Leave out every picture, then output exactly the lines between the ones holding "Convert this chart to Apache ECharts code." and "const yTitle = 'Stand age (y)';", inclusive, and nothing beyond them.

**Records to process**
○ ○ ○ ○ ○ ○ ○
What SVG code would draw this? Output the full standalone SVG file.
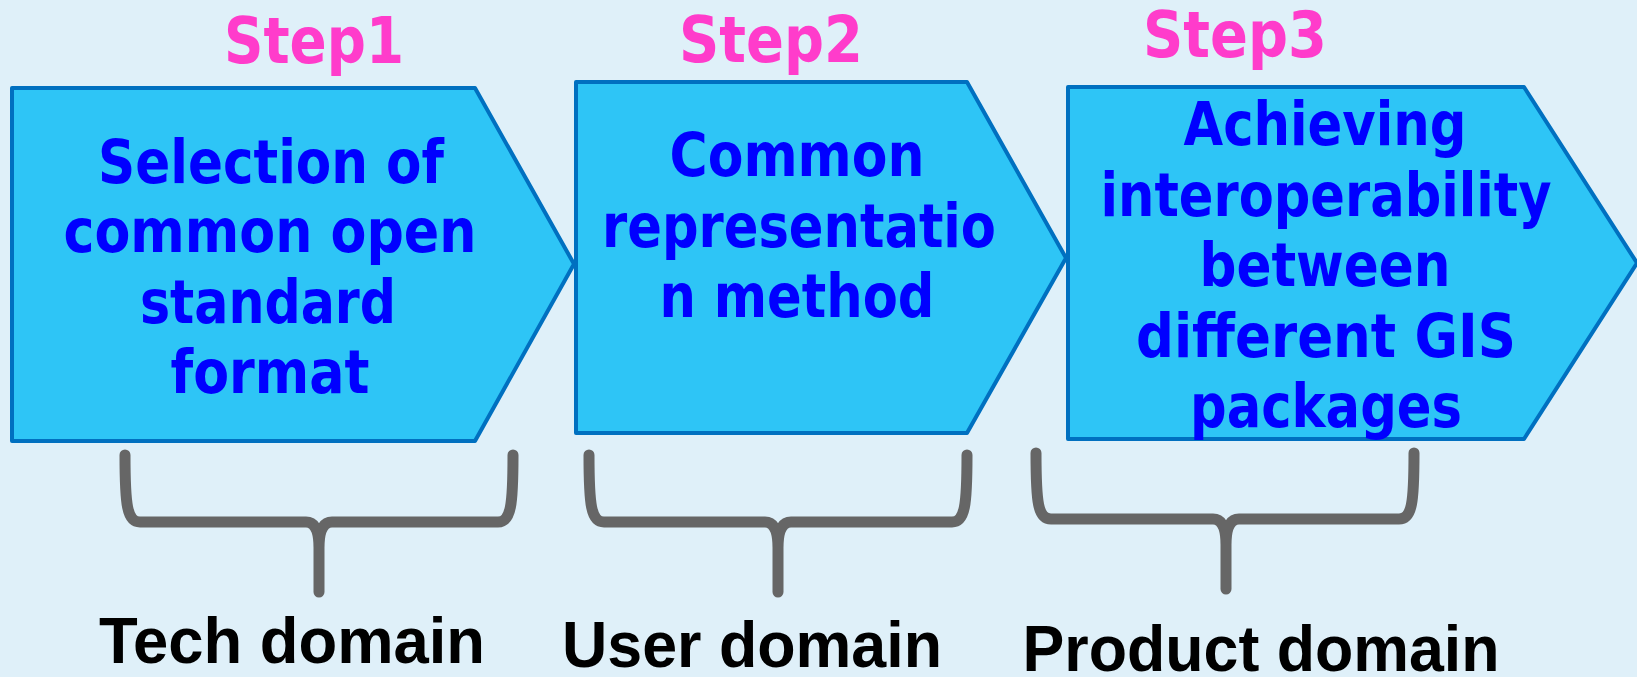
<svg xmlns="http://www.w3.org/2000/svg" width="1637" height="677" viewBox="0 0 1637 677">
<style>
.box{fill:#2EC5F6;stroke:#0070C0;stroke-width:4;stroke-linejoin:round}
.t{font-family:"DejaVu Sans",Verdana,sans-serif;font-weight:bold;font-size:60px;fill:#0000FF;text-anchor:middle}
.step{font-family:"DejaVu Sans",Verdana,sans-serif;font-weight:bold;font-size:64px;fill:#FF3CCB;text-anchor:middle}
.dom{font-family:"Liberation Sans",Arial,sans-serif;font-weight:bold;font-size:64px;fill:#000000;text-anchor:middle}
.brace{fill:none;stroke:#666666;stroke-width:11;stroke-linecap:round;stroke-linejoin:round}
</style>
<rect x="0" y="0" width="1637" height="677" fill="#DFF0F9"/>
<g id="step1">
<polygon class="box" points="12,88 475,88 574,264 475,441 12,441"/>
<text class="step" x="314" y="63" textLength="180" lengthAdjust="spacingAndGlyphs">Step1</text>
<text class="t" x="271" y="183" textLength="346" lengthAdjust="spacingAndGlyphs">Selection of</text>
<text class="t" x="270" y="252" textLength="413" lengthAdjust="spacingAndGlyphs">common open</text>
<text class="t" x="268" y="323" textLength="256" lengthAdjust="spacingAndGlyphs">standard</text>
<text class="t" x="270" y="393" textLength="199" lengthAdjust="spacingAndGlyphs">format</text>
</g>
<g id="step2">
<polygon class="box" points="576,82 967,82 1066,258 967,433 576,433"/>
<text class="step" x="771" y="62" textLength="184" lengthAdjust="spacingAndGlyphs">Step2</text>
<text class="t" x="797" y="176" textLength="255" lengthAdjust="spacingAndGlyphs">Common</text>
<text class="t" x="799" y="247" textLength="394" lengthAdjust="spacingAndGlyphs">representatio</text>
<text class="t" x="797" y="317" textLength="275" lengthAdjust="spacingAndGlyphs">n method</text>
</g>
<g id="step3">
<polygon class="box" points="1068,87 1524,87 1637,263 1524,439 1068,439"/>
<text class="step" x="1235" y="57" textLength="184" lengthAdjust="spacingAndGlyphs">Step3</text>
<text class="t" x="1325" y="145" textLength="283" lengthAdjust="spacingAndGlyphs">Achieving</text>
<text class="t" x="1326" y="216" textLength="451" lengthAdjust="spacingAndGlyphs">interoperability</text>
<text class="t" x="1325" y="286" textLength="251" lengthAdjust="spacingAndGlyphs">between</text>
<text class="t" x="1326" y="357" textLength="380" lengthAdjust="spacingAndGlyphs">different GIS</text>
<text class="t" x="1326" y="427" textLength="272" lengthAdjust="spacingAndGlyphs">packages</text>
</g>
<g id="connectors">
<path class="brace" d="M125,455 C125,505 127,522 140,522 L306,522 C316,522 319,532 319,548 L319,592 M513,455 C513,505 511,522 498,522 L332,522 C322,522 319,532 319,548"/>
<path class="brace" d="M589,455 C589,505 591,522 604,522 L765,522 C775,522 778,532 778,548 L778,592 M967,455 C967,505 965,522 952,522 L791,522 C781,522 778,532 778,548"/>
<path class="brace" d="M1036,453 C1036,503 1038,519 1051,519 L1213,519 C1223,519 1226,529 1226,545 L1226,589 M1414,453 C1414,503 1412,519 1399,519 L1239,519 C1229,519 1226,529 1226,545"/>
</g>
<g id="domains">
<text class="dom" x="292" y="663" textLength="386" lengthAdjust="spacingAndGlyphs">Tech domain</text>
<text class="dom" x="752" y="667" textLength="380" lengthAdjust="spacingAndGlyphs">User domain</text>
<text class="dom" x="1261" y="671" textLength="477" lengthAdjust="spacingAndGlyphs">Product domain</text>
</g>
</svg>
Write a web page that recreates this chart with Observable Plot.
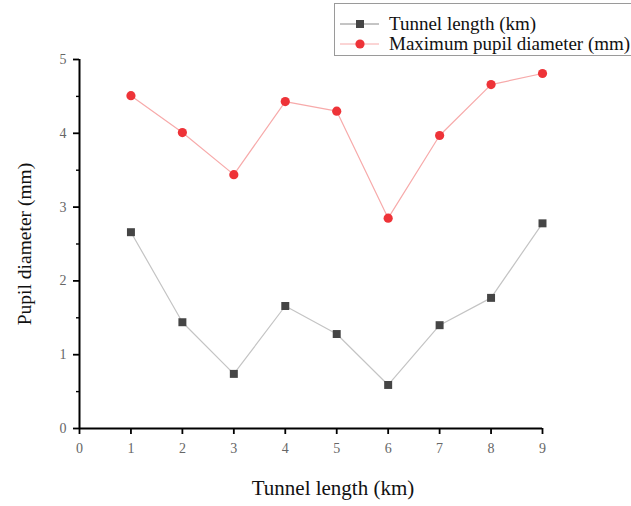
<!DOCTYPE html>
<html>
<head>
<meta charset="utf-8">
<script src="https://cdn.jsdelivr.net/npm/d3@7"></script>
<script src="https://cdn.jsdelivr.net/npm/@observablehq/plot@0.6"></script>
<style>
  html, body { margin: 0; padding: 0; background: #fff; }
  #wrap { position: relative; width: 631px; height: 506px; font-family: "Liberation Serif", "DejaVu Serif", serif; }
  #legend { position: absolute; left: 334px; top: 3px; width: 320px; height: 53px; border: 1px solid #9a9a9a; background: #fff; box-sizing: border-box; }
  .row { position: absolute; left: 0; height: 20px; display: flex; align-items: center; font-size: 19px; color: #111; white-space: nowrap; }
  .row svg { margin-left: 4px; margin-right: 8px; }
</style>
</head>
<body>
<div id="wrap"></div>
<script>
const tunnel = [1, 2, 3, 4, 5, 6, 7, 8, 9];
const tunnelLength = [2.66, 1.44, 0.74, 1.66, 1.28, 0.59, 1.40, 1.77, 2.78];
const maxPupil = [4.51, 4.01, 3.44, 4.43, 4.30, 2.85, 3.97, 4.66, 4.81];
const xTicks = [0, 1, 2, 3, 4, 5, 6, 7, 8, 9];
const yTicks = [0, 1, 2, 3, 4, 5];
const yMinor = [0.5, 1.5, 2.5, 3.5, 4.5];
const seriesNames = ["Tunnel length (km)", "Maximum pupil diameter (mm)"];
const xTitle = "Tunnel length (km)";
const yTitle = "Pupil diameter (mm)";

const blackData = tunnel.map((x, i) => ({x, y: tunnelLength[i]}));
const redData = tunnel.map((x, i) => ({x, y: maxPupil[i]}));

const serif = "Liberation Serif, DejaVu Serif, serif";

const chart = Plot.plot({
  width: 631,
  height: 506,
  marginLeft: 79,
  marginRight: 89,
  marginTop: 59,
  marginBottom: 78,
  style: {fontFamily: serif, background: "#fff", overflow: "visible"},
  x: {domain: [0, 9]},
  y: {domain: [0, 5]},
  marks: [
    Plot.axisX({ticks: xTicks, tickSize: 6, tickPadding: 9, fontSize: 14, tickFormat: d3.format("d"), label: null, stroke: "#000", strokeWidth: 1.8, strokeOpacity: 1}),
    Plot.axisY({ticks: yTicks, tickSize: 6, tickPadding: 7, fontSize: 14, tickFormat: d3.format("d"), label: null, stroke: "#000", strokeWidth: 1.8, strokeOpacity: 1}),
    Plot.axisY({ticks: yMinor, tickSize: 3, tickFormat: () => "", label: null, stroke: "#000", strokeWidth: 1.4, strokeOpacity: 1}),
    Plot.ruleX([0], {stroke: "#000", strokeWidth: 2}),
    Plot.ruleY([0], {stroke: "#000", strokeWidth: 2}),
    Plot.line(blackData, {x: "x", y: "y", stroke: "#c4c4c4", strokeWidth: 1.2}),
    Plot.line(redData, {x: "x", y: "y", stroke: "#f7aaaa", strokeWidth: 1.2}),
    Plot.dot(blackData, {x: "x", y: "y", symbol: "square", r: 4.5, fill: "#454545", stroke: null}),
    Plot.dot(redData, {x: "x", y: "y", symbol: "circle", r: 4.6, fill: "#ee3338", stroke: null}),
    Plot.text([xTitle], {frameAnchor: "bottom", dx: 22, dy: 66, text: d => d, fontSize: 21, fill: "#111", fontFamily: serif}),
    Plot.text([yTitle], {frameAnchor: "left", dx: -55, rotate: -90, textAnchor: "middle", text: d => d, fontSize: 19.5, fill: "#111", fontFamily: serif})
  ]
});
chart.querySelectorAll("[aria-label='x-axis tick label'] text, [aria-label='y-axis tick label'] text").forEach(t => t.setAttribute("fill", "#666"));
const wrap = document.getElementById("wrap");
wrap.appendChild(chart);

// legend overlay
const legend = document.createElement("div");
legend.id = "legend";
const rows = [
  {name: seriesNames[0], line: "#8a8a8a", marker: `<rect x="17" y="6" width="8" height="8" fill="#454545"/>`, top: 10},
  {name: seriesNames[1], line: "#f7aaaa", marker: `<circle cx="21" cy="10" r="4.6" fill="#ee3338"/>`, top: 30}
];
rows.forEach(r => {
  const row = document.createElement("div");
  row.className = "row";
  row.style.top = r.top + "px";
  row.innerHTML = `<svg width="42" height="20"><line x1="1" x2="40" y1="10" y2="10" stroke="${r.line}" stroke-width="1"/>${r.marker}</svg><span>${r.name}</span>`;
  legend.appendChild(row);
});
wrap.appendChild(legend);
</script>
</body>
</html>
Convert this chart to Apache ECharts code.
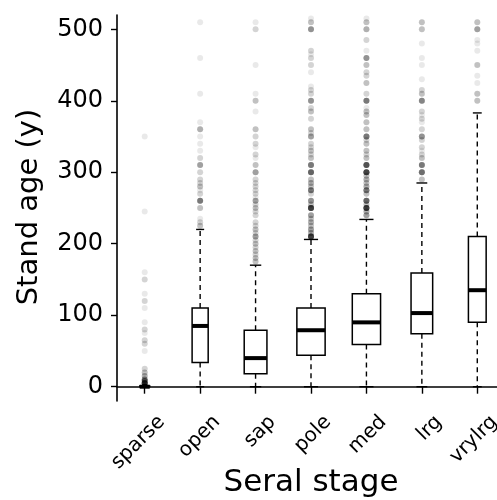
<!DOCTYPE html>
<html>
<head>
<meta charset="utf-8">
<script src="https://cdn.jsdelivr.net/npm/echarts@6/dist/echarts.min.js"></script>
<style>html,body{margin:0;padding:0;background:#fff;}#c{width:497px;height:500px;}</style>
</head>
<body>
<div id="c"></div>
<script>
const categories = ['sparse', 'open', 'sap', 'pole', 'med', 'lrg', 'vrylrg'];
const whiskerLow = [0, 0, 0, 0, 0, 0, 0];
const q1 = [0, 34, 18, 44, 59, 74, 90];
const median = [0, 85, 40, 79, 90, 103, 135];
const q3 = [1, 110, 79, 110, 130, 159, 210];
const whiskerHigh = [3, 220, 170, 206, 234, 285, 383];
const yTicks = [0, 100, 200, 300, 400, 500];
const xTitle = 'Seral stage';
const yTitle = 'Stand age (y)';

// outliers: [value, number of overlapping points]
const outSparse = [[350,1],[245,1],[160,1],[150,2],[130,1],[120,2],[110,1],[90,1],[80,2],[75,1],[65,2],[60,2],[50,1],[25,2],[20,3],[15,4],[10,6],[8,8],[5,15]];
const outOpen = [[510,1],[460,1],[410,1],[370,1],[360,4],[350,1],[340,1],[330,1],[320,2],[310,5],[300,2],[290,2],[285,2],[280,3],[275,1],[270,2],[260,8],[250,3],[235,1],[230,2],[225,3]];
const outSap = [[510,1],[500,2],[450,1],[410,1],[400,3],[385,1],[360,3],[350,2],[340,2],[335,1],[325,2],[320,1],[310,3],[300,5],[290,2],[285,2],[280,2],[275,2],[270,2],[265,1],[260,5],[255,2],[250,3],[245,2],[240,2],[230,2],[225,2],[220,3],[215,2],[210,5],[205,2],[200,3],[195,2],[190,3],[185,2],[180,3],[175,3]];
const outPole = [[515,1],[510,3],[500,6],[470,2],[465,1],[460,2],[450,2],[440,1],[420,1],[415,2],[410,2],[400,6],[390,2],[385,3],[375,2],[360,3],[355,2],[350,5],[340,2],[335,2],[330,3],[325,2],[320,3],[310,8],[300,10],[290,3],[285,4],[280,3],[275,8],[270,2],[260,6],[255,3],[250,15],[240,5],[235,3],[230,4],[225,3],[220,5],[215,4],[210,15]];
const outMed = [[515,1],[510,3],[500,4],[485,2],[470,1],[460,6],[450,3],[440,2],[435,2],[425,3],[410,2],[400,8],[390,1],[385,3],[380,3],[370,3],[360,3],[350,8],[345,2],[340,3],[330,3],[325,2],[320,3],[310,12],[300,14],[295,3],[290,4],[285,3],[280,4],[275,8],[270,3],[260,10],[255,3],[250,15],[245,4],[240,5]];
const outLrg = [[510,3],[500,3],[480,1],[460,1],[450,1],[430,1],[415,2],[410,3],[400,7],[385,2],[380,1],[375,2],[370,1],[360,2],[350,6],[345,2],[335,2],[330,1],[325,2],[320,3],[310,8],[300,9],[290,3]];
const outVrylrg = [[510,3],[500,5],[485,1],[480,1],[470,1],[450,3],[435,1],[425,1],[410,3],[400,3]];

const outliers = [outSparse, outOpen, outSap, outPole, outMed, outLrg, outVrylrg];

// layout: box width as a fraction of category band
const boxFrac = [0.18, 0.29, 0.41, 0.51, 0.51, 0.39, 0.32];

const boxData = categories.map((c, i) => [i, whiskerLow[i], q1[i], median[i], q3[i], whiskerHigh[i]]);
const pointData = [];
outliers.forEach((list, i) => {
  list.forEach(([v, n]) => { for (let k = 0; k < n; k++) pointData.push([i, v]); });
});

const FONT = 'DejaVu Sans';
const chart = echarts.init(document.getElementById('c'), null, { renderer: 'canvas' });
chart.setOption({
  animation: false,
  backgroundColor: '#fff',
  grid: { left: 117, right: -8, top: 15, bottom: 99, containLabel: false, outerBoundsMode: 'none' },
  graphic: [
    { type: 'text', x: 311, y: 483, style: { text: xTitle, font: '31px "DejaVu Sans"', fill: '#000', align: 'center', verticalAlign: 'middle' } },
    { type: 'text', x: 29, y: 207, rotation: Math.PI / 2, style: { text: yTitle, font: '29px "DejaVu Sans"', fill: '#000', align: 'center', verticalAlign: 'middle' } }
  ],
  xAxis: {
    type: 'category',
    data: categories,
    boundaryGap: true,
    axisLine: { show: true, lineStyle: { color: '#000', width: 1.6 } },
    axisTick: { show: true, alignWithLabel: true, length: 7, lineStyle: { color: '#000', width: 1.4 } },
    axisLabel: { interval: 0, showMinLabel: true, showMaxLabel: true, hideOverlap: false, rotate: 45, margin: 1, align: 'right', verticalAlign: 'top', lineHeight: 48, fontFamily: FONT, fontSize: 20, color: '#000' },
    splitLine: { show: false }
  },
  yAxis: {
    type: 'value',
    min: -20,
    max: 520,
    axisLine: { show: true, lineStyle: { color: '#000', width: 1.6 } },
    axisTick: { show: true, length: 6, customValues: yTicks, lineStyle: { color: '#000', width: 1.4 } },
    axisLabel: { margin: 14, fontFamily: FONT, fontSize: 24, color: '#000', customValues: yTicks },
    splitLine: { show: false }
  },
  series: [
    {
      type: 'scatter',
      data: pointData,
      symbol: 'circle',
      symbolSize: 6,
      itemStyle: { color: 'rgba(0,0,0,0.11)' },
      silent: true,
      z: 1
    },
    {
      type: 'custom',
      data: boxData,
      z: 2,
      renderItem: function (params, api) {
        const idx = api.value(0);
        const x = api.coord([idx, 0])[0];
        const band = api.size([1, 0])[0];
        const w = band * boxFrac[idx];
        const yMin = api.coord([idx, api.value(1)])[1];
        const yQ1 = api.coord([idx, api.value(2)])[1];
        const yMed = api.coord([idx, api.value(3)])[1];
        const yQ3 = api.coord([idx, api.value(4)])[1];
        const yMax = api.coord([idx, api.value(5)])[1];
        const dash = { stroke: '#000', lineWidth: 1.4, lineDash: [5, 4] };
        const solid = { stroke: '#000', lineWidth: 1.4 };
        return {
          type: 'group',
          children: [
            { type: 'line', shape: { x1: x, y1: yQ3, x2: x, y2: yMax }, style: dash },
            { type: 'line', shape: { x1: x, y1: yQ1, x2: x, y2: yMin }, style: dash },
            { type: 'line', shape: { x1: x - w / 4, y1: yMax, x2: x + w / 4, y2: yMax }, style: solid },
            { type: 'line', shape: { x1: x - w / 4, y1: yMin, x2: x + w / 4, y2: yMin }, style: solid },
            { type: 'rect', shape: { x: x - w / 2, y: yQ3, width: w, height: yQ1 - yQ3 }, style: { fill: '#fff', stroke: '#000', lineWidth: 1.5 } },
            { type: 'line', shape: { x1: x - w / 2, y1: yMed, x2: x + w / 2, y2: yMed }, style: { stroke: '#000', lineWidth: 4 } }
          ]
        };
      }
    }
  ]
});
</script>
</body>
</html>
○ ○ ○ ○ ○ ○ ○
**Result below**
Convert this chart to Apache ECharts code.
<!DOCTYPE html>
<html>
<head>
<meta charset="utf-8">
<script src="https://cdn.jsdelivr.net/npm/echarts@6/dist/echarts.min.js"></script>
<style>html,body{margin:0;padding:0;background:#fff;}#c{width:497px;height:500px;}</style>
</head>
<body>
<div id="c"></div>
<script>
const categories = ['sparse', 'open', 'sap', 'pole', 'med', 'lrg', 'vrylrg'];
const whiskerLow = [0, 0, 0, 0, 0, 0, 0];
const q1 = [0, 34, 18, 44, 59, 74, 90];
const median = [0, 85, 40, 79, 90, 103, 135];
const q3 = [1, 110, 79, 110, 130, 159, 210];
const whiskerHigh = [3, 220, 170, 206, 234, 285, 383];
const yTicks = [0, 100, 200, 300, 400, 500];
const xTitle = 'Seral stage';
const yTitle = 'Stand age (y)';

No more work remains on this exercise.